Barnhill will launch her new book at 7 p.m. Tuesday at the Magers and Quinn bookstore in Minneapolis.
"Dreadful Young Ladies" opens with a story about a young widow living in a small town in what Barnhill admits could well be Minnesota.
"It's about as Minnesotan as it gets," she laughed.
The winsome widow, Mrs. Sorensen, quickly becomes the focus of attention for the entire community. Barnhill said that can happen to interesting people in small towns.
"And also, everybody feels very invested in not just their story, but also what they feel that story ought to be," she added.
But Mrs. Sorensen, being one of Barnhill's prickly females, has her own view of the world, as do those she considers her real friends. The local priest gets a sense of this on the day of her husband's funeral. The widow is stylishly yet demurely dressed — and he is surprised to see two white mice peering out of her breast pocket:
"Their whiskers were as pale and bright as sunbeams. They looked at one another and turned in unison toward the face of the old priest. And though he knew it was impossible, it seemed to Father Laurence that the mice were smiling at him."
It soon becomes clear that Mrs. Sorensen feels more comfortable with the creatures of the forest, and with one creature in particular.
"A sasquatch, yes," Barnhill said, laughing.

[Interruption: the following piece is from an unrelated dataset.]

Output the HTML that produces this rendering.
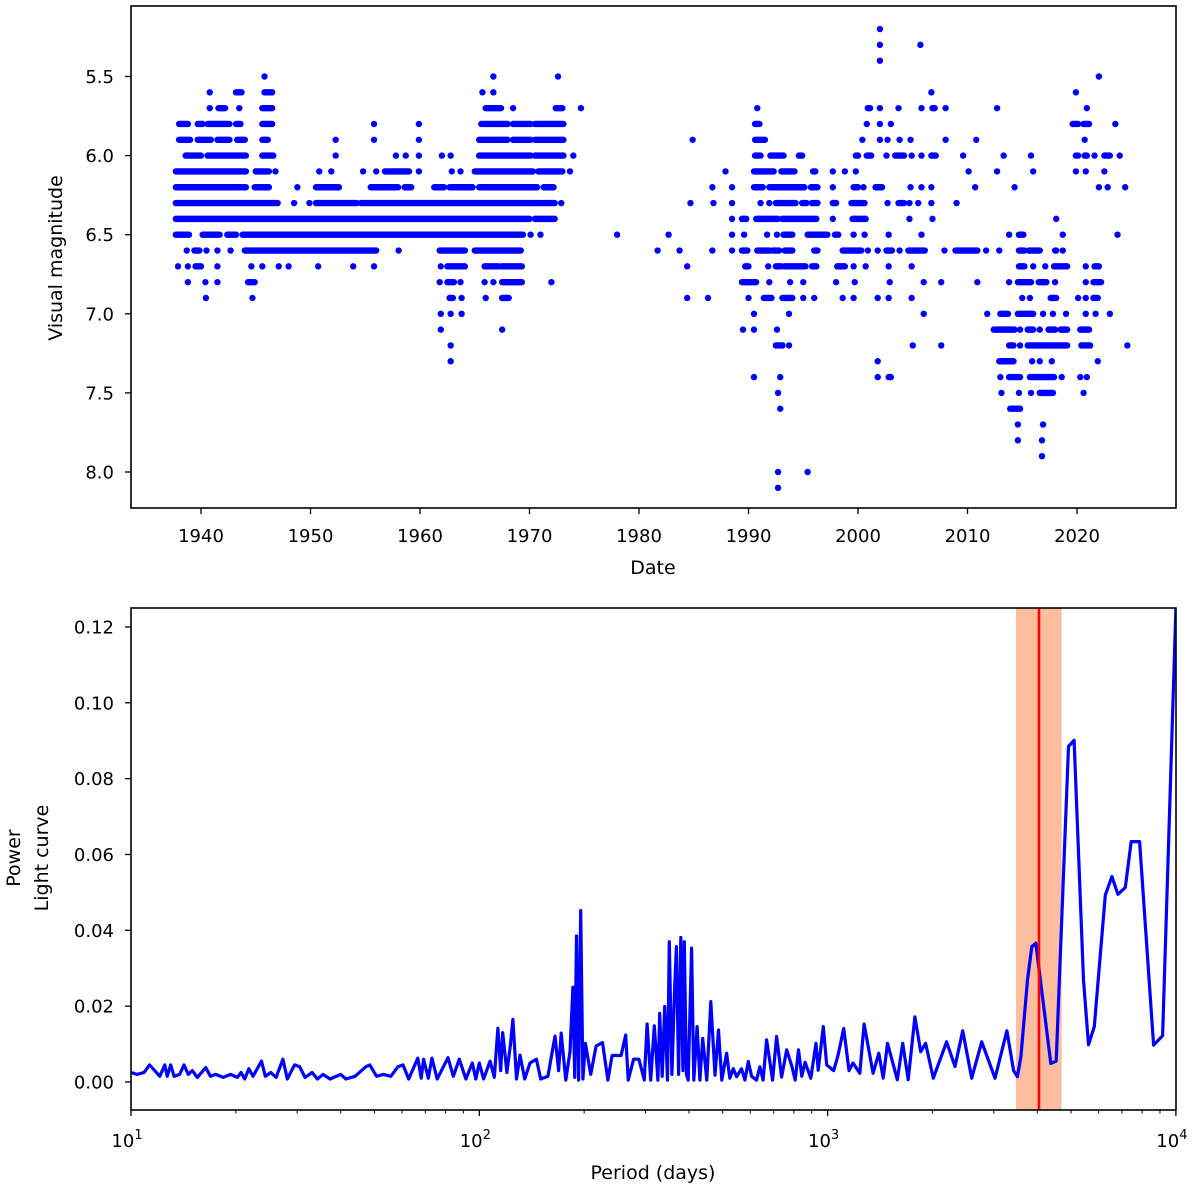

Soon the sasquatch is escorting Mrs. Sorensen to town events. He wears a fedora or a seed cap, depending on the occasion. The townspeople accept it, but only to point. As with many of her stories, Barnhill said, this is about something larger.
"Humanity's ability to normalize is one of the most interesting, and also sometimes most upsetting, things about us," she said.
The other stories of "Dreadful Young Ladies" tell, among other things, the reality behind a series of passionate love letters, and explain why women should never date poets — at least according to Barnhill, a self-identified poet.
The collection brings the works of Roald Dahl to mind. He charmed and slightly terrified children with his stories, but also produced a series of very adult tales that titillated and really scared grown-ups. Barnhill said that while her big success so far has been with novels for younger readers, she's always written short stories.
"I like the form a lot," she said. "It's nothing like writing a novel. It's much more like writing a poem, so I enjoy it for that reason."
And Barnhill offered a surprising admission: While her readers may luxuriate in the images she produces with her writing, they are not images she has seen.
"I'm not a visual thinker at all," she said. "I am an aural thinker. And it's extremely rare for me to have visual images in my imagination, or whatever. I think in sound."
She said her editing process, particularly for short stories, involves reading drafts aloud, over and over again.
"The one I am working on now, I have probably read out loud 50 times. I don't know, a lot!" she said. She reads to her dog, Sirius Black, "an excellent audience."
In addition to the dog, the New York Times best-seller Barnhill already has a big audience, and it's likely to get bigger. Film versions of her last two books, "The Witch's Boy" and "The Girl Who Drank the Moon," are both in development as movies.